[Data extract]
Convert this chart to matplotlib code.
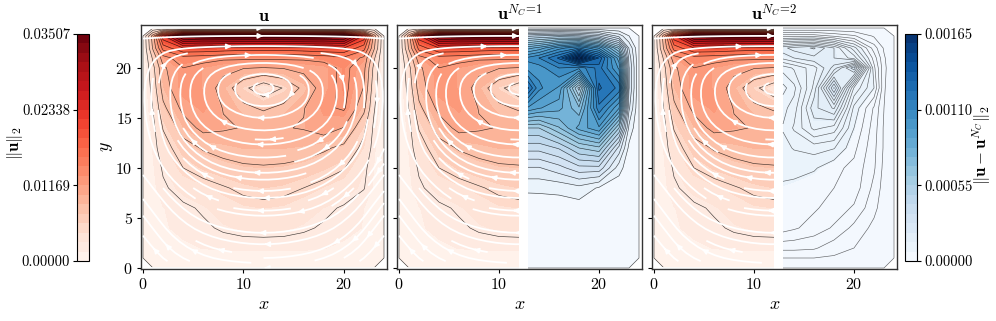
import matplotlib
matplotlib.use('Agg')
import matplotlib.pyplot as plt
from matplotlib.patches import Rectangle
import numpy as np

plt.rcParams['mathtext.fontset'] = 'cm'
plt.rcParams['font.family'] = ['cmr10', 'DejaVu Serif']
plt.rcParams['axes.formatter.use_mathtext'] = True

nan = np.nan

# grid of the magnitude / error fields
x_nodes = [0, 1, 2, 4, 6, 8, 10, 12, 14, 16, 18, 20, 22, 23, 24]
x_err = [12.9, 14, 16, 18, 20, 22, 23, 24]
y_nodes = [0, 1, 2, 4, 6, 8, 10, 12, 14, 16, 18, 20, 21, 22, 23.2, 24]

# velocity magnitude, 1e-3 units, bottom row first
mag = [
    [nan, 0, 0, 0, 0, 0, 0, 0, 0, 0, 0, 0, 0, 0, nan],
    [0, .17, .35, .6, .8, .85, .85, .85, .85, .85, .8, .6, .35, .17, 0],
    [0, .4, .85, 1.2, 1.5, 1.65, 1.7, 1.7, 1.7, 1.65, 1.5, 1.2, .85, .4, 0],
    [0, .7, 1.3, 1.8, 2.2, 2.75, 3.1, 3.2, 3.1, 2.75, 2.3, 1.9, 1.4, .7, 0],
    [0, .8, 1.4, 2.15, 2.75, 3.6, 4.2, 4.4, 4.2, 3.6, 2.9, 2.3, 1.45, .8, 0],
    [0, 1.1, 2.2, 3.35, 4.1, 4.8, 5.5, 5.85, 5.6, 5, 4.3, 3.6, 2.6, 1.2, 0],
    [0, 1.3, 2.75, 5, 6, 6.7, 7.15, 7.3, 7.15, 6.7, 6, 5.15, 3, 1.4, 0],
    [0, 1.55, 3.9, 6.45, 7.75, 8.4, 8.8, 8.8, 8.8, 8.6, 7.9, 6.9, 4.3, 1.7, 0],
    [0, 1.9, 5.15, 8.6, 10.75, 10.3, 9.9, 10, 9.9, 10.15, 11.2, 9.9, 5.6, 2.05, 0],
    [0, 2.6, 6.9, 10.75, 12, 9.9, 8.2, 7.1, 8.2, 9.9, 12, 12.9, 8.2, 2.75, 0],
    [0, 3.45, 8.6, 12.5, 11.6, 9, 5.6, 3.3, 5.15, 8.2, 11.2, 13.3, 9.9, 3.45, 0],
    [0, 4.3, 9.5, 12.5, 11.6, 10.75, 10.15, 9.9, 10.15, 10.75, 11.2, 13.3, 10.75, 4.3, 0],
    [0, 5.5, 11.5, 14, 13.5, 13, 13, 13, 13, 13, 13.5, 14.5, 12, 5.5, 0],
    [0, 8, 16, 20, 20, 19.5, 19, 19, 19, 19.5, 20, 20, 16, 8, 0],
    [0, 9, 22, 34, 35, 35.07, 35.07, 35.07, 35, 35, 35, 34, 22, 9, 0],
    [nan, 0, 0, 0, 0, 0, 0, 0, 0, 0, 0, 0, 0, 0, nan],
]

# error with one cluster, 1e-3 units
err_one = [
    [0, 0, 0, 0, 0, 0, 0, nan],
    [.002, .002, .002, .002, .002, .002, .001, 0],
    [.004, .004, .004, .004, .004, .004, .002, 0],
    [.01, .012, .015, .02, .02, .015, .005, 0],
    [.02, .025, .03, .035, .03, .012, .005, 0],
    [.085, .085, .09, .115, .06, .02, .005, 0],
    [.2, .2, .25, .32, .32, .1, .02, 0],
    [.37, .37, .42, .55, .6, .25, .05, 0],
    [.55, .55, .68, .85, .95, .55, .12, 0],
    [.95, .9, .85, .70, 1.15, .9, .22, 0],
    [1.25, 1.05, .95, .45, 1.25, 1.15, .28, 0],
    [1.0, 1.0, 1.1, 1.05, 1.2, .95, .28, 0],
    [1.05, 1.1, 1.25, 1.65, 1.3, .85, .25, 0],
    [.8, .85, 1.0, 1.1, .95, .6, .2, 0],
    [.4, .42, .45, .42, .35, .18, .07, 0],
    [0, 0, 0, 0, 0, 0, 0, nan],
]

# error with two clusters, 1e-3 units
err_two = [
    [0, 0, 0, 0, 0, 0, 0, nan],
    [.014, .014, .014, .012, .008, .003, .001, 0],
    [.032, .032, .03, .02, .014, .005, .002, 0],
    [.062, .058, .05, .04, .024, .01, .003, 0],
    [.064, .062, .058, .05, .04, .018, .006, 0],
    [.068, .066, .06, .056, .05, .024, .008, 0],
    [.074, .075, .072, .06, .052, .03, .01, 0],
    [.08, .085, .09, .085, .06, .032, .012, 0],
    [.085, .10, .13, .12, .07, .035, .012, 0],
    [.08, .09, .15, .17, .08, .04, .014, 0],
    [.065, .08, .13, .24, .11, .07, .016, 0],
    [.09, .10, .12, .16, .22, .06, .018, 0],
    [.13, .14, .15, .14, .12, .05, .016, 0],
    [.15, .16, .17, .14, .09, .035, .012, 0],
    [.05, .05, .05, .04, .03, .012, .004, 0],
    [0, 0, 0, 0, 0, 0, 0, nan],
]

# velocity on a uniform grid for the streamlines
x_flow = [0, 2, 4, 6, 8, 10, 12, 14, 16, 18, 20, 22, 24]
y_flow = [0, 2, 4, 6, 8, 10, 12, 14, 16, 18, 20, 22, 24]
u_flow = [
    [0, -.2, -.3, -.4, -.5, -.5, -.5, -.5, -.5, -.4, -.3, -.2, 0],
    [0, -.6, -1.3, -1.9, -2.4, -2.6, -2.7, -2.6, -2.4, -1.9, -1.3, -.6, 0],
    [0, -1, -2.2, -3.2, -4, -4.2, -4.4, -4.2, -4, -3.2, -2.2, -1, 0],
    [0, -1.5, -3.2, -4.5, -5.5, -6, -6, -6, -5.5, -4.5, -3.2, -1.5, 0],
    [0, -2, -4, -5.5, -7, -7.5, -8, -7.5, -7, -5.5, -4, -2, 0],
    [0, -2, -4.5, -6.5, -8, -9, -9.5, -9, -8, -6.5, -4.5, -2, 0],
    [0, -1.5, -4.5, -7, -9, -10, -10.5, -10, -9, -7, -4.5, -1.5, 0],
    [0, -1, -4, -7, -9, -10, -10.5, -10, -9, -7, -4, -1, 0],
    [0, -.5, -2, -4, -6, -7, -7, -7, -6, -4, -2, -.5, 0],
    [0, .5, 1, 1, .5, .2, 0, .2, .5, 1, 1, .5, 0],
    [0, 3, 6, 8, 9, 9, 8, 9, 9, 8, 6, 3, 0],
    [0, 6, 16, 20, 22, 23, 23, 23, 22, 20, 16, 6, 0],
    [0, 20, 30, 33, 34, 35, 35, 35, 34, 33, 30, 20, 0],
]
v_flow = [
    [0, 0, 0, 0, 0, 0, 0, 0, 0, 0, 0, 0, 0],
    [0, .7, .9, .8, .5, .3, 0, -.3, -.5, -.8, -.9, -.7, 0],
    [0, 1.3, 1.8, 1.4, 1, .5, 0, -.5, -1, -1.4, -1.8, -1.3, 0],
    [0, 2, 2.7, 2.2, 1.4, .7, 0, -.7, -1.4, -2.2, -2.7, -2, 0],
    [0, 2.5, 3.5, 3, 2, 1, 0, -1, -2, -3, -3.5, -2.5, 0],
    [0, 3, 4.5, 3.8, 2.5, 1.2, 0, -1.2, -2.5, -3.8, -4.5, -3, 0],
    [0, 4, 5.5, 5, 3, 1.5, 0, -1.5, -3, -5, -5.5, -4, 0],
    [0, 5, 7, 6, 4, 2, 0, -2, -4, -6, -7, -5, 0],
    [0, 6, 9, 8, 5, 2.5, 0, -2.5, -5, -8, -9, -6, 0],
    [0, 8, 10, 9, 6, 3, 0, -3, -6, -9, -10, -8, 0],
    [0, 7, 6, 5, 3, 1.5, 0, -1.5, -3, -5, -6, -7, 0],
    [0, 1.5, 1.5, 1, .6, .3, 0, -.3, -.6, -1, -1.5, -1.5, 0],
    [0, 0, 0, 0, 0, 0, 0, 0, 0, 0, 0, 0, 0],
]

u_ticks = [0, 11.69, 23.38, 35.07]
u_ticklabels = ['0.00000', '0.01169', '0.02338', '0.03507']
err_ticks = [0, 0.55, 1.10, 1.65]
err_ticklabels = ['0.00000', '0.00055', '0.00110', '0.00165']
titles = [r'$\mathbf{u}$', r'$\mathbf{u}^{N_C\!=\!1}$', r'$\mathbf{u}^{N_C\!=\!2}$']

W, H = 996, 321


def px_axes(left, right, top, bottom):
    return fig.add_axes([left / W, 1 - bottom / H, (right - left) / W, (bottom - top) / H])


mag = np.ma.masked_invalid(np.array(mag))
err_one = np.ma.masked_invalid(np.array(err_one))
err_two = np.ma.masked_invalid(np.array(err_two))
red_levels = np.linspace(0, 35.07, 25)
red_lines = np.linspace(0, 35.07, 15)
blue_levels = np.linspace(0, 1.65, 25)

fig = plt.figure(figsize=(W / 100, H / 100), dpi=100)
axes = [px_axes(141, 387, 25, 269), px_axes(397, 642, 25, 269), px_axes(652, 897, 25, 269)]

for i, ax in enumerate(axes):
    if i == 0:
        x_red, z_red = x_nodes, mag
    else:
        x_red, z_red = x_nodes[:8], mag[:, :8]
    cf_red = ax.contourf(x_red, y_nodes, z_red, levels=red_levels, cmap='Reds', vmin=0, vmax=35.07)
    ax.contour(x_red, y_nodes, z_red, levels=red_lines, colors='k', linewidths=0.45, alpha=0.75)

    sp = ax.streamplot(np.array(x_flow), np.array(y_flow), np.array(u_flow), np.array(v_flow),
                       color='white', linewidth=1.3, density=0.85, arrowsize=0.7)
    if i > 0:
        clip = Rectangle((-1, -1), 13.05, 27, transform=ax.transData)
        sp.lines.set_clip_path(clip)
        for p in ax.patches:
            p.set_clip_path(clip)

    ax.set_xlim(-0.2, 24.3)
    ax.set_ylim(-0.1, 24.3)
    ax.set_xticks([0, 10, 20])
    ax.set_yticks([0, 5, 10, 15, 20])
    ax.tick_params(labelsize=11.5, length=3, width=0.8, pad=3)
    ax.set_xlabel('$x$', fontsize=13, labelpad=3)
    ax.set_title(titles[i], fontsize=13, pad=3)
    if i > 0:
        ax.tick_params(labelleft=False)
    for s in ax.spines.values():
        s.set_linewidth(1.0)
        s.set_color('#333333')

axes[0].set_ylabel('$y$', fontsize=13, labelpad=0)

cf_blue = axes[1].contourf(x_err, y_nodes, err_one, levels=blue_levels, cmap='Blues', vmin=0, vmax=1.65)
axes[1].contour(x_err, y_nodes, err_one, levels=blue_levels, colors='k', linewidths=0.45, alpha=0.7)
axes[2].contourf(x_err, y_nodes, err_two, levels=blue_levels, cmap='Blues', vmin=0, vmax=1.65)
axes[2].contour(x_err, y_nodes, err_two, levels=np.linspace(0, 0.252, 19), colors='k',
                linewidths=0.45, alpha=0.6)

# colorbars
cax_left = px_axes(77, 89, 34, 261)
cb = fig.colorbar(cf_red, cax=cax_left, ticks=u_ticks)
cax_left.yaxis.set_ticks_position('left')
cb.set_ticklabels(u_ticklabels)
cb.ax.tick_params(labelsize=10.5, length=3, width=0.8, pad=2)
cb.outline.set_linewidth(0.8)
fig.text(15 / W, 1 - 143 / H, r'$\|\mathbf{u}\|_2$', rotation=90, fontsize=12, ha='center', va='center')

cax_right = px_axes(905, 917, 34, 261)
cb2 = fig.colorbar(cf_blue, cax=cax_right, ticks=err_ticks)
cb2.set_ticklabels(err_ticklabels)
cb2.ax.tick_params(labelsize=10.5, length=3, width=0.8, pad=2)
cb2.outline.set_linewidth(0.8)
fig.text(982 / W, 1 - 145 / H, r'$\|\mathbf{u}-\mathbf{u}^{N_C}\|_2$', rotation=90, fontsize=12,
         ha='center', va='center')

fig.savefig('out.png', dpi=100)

[Set problem]
Exactly as written, please give again the lines from the beginning of the listing through the line containing "22, 23.2, 24]", inclusive, without any pictures.

[Output of the task]
Convert this chart to matplotlib code.
import matplotlib
matplotlib.use('Agg')
import matplotlib.pyplot as plt
from matplotlib.patches import Rectangle
import numpy as np

plt.rcParams['mathtext.fontset'] = 'cm'
plt.rcParams['font.family'] = ['cmr10', 'DejaVu Serif']
plt.rcParams['axes.formatter.use_mathtext'] = True

nan = np.nan

# grid of the magnitude / error fields
x_nodes = [0, 1, 2, 4, 6, 8, 10, 12, 14, 16, 18, 20, 22, 23, 24]
x_err = [12.9, 14, 16, 18, 20, 22, 23, 24]
y_nodes = [0, 1, 2, 4, 6, 8, 10, 12, 14, 16, 18, 20, 21, 22, 23.2, 24]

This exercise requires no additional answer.